What you need to do
Reproduce every line of the listing as written, apart from the pictures.
###
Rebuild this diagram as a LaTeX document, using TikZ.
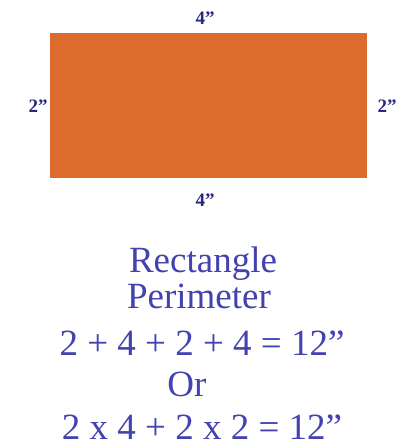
\documentclass[tikz,border=0pt]{standalone}
\usepackage{fontspec}
\setmainfont{Liberation Serif}
\definecolor{rectorange}{RGB}{220,108,46}
\definecolor{labelnavy}{RGB}{40,40,128}
\definecolor{textblue}{RGB}{66,66,176}
\tikzset{
  dimlabel/.style={text=labelnavy, font=\fontsize{19}{21}\selectfont\bfseries, inner sep=0pt},
  bodytext/.style={text=textblue, font=\fontsize{37}{40}\selectfont, inner sep=0pt, anchor=base}
}
\begin{document}
\begin{tikzpicture}[x=1pt,y=-1pt]
\useasboundingbox (0,0) rectangle (408,448);
\fill[white] (0,0) rectangle (408,448);
\node[draw=none, fill=rectorange, minimum width=317pt, minimum height=145pt, inner sep=0pt, anchor=north west] (rect) at (50,33) {};
\node[dimlabel] (top) at (205,18) {4”};
\node[dimlabel] (bottom) at (205,200) {4”};
\node[dimlabel] (left) at (38,106) {2”};
\node[dimlabel] (right) at (387,106) {2”};
\node[bodytext] (l1) at (203,272) {Rectangle};
\node[bodytext] (l2) at (199,308) {Perimeter};
\node[bodytext] (l3) at (202,355) {2 + 4 + 2 + 4 = 12”};
\node[bodytext] (l4) at (187,396) {Or};
\node[bodytext] (l5) at (202,439) {2 x 4 + 2 x 2 = 12”};
\end{tikzpicture}
\end{document}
###
Answer
Rebuild this diagram as a LaTeX document, using TikZ.
\documentclass[tikz,border=0pt]{standalone}
\usepackage{fontspec}
\setmainfont{Liberation Serif}
\definecolor{rectorange}{RGB}{220,108,46}
\definecolor{labelnavy}{RGB}{40,40,128}
\definecolor{textblue}{RGB}{66,66,176}
\tikzset{
  dimlabel/.style={text=labelnavy, font=\fontsize{19}{21}\selectfont\bfseries, inner sep=0pt},
  bodytext/.style={text=textblue, font=\fontsize{37}{40}\selectfont, inner sep=0pt, anchor=base}
}
\begin{document}
\begin{tikzpicture}[x=1pt,y=-1pt]
\useasboundingbox (0,0) rectangle (408,448);
\fill[white] (0,0) rectangle (408,448);
\node[draw=none, fill=rectorange, minimum width=317pt, minimum height=145pt, inner sep=0pt, anchor=north west] (rect) at (50,33) {};
\node[dimlabel] (top) at (205,18) {4”};
\node[dimlabel] (bottom) at (205,200) {4”};
\node[dimlabel] (left) at (38,106) {2”};
\node[dimlabel] (right) at (387,106) {2”};
\node[bodytext] (l1) at (203,272) {Rectangle};
\node[bodytext] (l2) at (199,308) {Perimeter};
\node[bodytext] (l3) at (202,355) {2 + 4 + 2 + 4 = 12”};
\node[bodytext] (l4) at (187,396) {Or};
\node[bodytext] (l5) at (202,439) {2 x 4 + 2 x 2 = 12”};
\end{tikzpicture}
\end{document}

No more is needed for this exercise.